Selene Herrick Alice Joyce
John Herrick Warner Baxter
Joan Herrick Dolores Costello
Annie Pogani ZaSu Pitts
Martin Innesbrook Walter Pidgeon
Terry Allen Freeman Wood
Toto Charlot Bird

Based on Magazine story by Fannie Hurst.
Scenario by Frances Agnew.
Directed by James Cruze.
Length, 6,981 feet.

SINCE the film success of "Humoresque," Fannie Hurst's name has been to conjure with, but in "Mannequin," the story which won the Liberty Magazine $50,000 prize she owes much to James Cruze and an exceptionally well-chosen cast of players. Working with the screen in mind, Miss Hurst developed a lot of "sure fire" situations, but with less careful development and direction the story might have gone West for all that. As it is "Mannequin" is powerful and even gripping.

The tensity has been carefully sustained to a dramatic close, and rather abrupt cutting eliminates a mass of waste detail following the big scene. But the story is secondary to the players, for the intent of the plot is to develop a situation in which the hero's editorials against a maudlin sentimentality in favor of women murderers is turned against the woman he loves. This is not action material, and the scenarist has wisely dropped this into second place, seeking to develop interest in the story through the characters rather than the situation.

Most of this interest goes to the three women chiefly concerned; the half-witted nurse girl who steals the little girl, the girl herself, grown to womanhood, and the mother.

The first part affords a wonderful opportunity to Zasu Pitts to prove that she is an actress as well as a comedienne. Her makeup suggests comedy and that she was able to force the character through this eccentric make-up speaks volumes. Not once did she get a laugh where no laugh was intended. In the later scenes, stronger in their dramatic appeal, she is not so much hampered by her make-up. These she played with restrained force that gave the necessary contrast to the flower-like child. Dolores Costello, as the girl grown to young womanhood, was very effective in what could have been made a simpering flapper. Alice Joyce, as the mother, dominated the early scenes as the auction-hunting young wife and was her better known self in the later period.

Warner Baxter was capital in a negative sort of role, and Walter Pidgeon played the newspaper man with sincerity. Freeman Wood was given a couple of chances in a tough role, and many unprogrammed characters did well enough to deserve mention.

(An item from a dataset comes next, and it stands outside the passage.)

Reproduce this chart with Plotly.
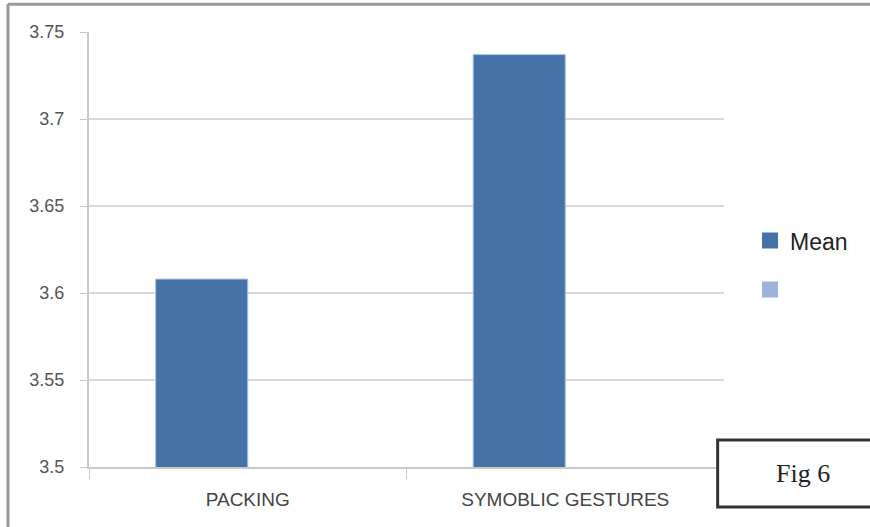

Mr. Cruze has made "Mannequin" into a fine play, carefully building suspense and holding the tension in growing volume to the very end. He even makes a court room sequence interesting.



Viewing comments

Though Alice Joyce has top billing in this, Dolores Costello has the most footage, as this was intended as part of a star buildup. An excellent showcase for the beautiful young actress, it is Joyce in yet another mother role who provides the plot springboard and dominates the first two reels. This is a role calling for lot of acting in a short amount of footage. Here her often tense smile is even more tense as she nervously reveals to her husband one after another pricey purchase which she can't afford, then anger at her husband, and finally panic as they realize that their baby is gone. She reappears, gray haired, several reels later as the sad judge's wife who takes an intense interest in the young model and provides moral support during her murder trial. She gets the final fadeout as mother and daughter are reunited. An emotionally compelling, if not particularly plausible, story, and well directed, but it is the presence of two of the loveliest actress of the silent screen that makes this film particularly worthwhile.
Print viewed: 16 mm print at the Library of Congress. Reel 4 was mislabeled and placed out of sequence between parts 6 and 7.